II. The entrusted guardian.—The same Gospels which show us Jesus Christ in His cradle show us also certain holy persons waiting round that cradle, and all those persons are intended to be our examples. The first is the blessed Virgin; another is Joseph, who, from Christ’s birth to his own death, which was at least more than twelve years, and very likely a good deal longer, was the entrusted guardian of our Lord: the minister of God, especially called and raised up to watch over that holiest childhood and youth, and to protect His blessed mother. He must have been, more than almost any one, prepared and made meet for God’s Kingdom, who was permitted for so long a time to exercise a ministry so near to God Himself.

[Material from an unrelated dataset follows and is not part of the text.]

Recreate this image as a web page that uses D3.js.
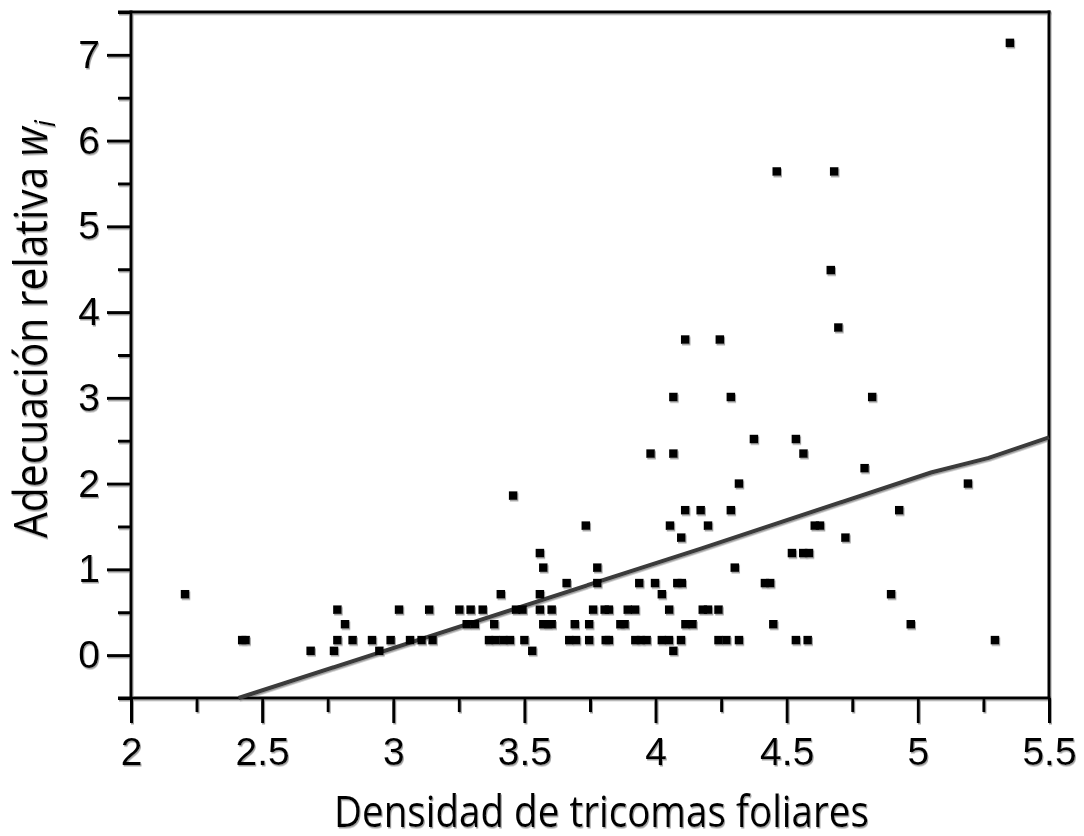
<!DOCTYPE html>
<html>
<head>
<meta charset="utf-8">
<script src="https://cdn.jsdelivr.net/npm/d3@7"></script>
<style>
  html, body { margin: 0; padding: 0; background: #fff; }
  svg { display: block; }
</style>
</head>
<body>
<svg id="chart" width="1084" height="836"></svg>
<script>
// ---- Data ----
const density = [
  2.685, 2.774, 2.947, 3.53, 4.068,
  2.424, 2.437, 2.787, 2.845, 2.919, 2.99, 3.064, 3.108, 3.15, 3.365, 3.39, 3.42, 3.445, 3.5, 3.671, 3.697, 3.747, 3.81, 3.822, 3.923, 3.944, 3.966, 4.024, 4.051, 4.097, 4.24, 4.27, 4.318, 4.535, 4.58, 5.294,
  2.816, 3.28, 3.311, 3.385, 3.572, 3.59, 3.604, 3.692, 3.747, 3.866, 3.882, 4.114, 4.141, 4.449, 4.973,
  2.787, 3.022, 3.137, 3.252, 3.295, 3.341, 3.468, 3.493, 3.559, 3.604, 3.762, 3.806, 3.822, 3.894, 3.922, 4.052, 4.18, 4.2, 4.24,
  2.206, 3.41, 3.559, 4.024, 4.898,
  3.661, 3.778, 3.938, 3.998, 4.083, 4.1, 4.417, 4.437,
  3.572, 3.778, 4.302,
  3.559, 4.52, 4.563, 4.585,
  4.098, 4.724,
  3.734, 4.055, 4.2, 4.607, 4.627,
  4.113, 4.172, 4.287, 4.929,
  3.457,
  4.318, 5.191,
  4.797,
  3.981, 4.068, 4.564,
  4.375, 4.535,
  4.068, 4.287, 4.826,
  4.113, 4.245,
  4.697,
  4.668,
  4.462, 4.681,
  5.351
];
const fitness = [
  0.05, 0.05, 0.05, 0.05, 0.05,
  0.175, 0.175, 0.175, 0.175, 0.175, 0.175, 0.175, 0.175, 0.175, 0.175, 0.175, 0.175, 0.175, 0.175, 0.175, 0.175, 0.175, 0.175, 0.175, 0.175, 0.175, 0.175, 0.175, 0.175, 0.175, 0.175, 0.175, 0.175, 0.175, 0.175, 0.175,
  0.36, 0.36, 0.36, 0.36, 0.36, 0.36, 0.36, 0.36, 0.36, 0.36, 0.36, 0.36, 0.36, 0.36, 0.36,
  0.53, 0.53, 0.53, 0.53, 0.53, 0.53, 0.53, 0.53, 0.53, 0.53, 0.53, 0.53, 0.53, 0.53, 0.53, 0.53, 0.53, 0.53, 0.53,
  0.71, 0.71, 0.71, 0.71, 0.71,
  0.84, 0.84, 0.84, 0.84, 0.84, 0.84, 0.84, 0.84,
  1.02, 1.02, 1.02,
  1.19, 1.19, 1.19, 1.19,
  1.37, 1.37,
  1.51, 1.51, 1.51, 1.51, 1.51,
  1.69, 1.69, 1.69, 1.69,
  1.86,
  2.0, 2.0,
  2.18,
  2.35, 2.35, 2.35,
  2.52, 2.52,
  3.01, 3.01, 3.01,
  3.68, 3.68,
  3.82,
  4.49,
  5.64, 5.64,
  7.14
];
// fitted line as drawn
const lineX = [2.41, 4.17, 5.05, 5.27, 5.5];
const lineY = [-0.5, 1.24, 2.13, 2.30, 2.54];

const xMajorTicks = [2, 2.5, 3, 3.5, 4, 4.5, 5, 5.5];
const xTickLabels = ["2", "2.5", "3", "3.5", "4", "4.5", "5", "5.5"];
const xMinorTicks = [2.25, 2.75, 3.25, 3.75, 4.25, 4.75, 5.25];
const yMajorTicks = [0, 1, 2, 3, 4, 5, 6, 7];
const yTickLabels = ["0", "1", "2", "3", "4", "5", "6", "7"];
const yMinorTicks = [-0.5, 0.5, 1.5, 2.5, 3.5, 4.5, 5.5, 6.5, 7.5];

const xTitle = "Densidad de tricomas foliares";
const yTitle = "Adecuación relativa ";
const yTitleVar = "w";
const yTitleSub = "i";

// ---- Drawing ----
const svg = d3.select("#chart");
const defs = svg.append("defs");
const f = defs.append("filter").attr("id", "shadow")
  .attr("x", "-5%").attr("y", "-5%").attr("width", "110%").attr("height", "110%");
f.append("feDropShadow").attr("dx", 1).attr("dy", 1.5).attr("stdDeviation", 0.6)
  .attr("flood-color", "#8a8a8a").attr("flood-opacity", 0.8);

const g = svg.append("g").attr("filter", "url(#shadow)");

const x = d3.scaleLinear().domain([2, 5.5]).range([131, 1049]);
const y = d3.scaleLinear().domain([-0.5, 7.5]).range([698, 12]);

const tickFont = "'Liberation Sans', Arial, Helvetica, sans-serif";

// x axis major
const xAxis = g.append("g").attr("transform", `translate(0,${y(-0.5)})`)
  .call(d3.axisBottom(x).tickValues(xMajorTicks).tickSize(25).tickPadding(14)
    .tickFormat((d, i) => xTickLabels[i]));
// x axis minor
const xAxisMinor = g.append("g").attr("transform", `translate(0,${y(-0.5)})`)
  .call(d3.axisBottom(x).tickValues(xMinorTicks).tickSize(14).tickFormat(""));
// y axis major
const yAxis = g.append("g").attr("transform", `translate(${x(2)},0)`)
  .call(d3.axisLeft(y).tickValues(yMajorTicks).tickSize(24).tickPadding(7)
    .tickFormat((d, i) => yTickLabels[i]));
const yAxisMinor = g.append("g").attr("transform", `translate(${x(2)},0)`)
  .call(d3.axisLeft(y).tickValues(yMinorTicks).tickSize(13).tickFormat(""));

[xAxis, xAxisMinor, yAxis, yAxisMinor].forEach(a => {
  a.select(".domain").remove();
  a.selectAll(".tick line").attr("stroke", "#000").attr("stroke-width", 3);
  a.selectAll(".tick text").attr("fill", "#000")
    .style("font-family", tickFont).style("font-size", "39px");
});

// frame
const frame = g.append("g").attr("stroke", "#000").attr("stroke-width", 3).attr("fill", "none");
frame.append("line").attr("x1", x(2)).attr("x2", x(2)).attr("y1", y(7.5) - 1.5).attr("y2", y(-0.5));
frame.append("line").attr("x1", x(5.5)).attr("x2", x(5.5)).attr("y1", y(7.5) - 1.5).attr("y2", y(-0.5));
frame.append("line").attr("x1", x(2) - 13).attr("x2", x(5.5) + 1.5).attr("y1", y(7.5)).attr("y2", y(7.5));
frame.append("line").attr("x1", x(2) - 13).attr("x2", x(5.5) + 1.5).attr("y1", y(-0.5)).attr("y2", y(-0.5));

// fitted line
const lineData = lineX.map((d, i) => [d, lineY[i]]);
g.append("path").datum(lineData)
  .attr("fill", "none").attr("stroke", "#3a3a3a").attr("stroke-width", 4)
  .attr("d", d3.line().x(d => x(d[0])).y(d => y(d[1])));

// points
const pts = density.map((d, i) => [d, fitness[i]]);
const s = 8.5;
g.append("g").selectAll("rect").data(pts).join("rect")
  .attr("x", d => x(d[0]) - s / 2).attr("y", d => y(d[1]) - s / 2)
  .attr("width", s).attr("height", s).attr("fill", "#000");

// titles
const titleFont = "'Open Sans', 'Noto Sans', sans-serif";
const xt = g.append("text").attr("x", 0).attr("y", 0)
  .style("font-family", titleFont).style("font-size", "44px").attr("fill", "#000")
  .text(xTitle);
const xw = xt.node().getComputedTextLength();
xt.attr("transform", `translate(334,827) scale(${535 / xw},1)`);

const yt = g.append("text").attr("x", 0).attr("y", 0)
  .style("font-family", titleFont).style("font-size", "45px").attr("fill", "#000");
yt.append("tspan").text(yTitle);
yt.append("tspan").style("font-style", "italic").text(yTitleVar);
yt.append("tspan").style("font-style", "italic").style("font-size", "30px")
  .attr("dy", 8).text(yTitleSub);
const yw = yt.node().getComputedTextLength();
yt.attr("transform", `translate(47,538) rotate(-90) scale(${418 / yw},1)`);
</script>
</body>
</html>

III. The lesson of obedience.—Poor as Joseph and Mary were, they managed to afford one journey every year—and not a very short one—to Jerusalem, to the Feast of the Passover. It was the law of Moses, and they knew that obedience is blessed: therefore they contrived somehow to keep that law. Obedience to the Divine will was the keynote of Joseph’s character. From the very first ‘he did as the angel of the Lord bade him.’
The Rev. John Keble.
Illustration
‘A lesson in obedience may be drawn from an incident of the war in Egypt. The enemy was strongly encamped at Tel-el-Kebir. Lord Wolseley determined to attack them by night, and entrusted to a young naval officer, Lieutenant Rawson, the important duty of leading the Highland Brigade to a certain point in the enemy’s entrenchment, directing the line of march by the stars. The plan was successful, but not without a fearful struggle. One of the first to fall mortally wounded was the noble-hearted young Rawson. Lord Wolseley galloped to the place where he was lying, and took his hand. “General, I hope you are satisfied; I did my best to lead them straight?” said the dying man. “Nothing could have been done better,” was the reply, and poor young Rawson passed away.’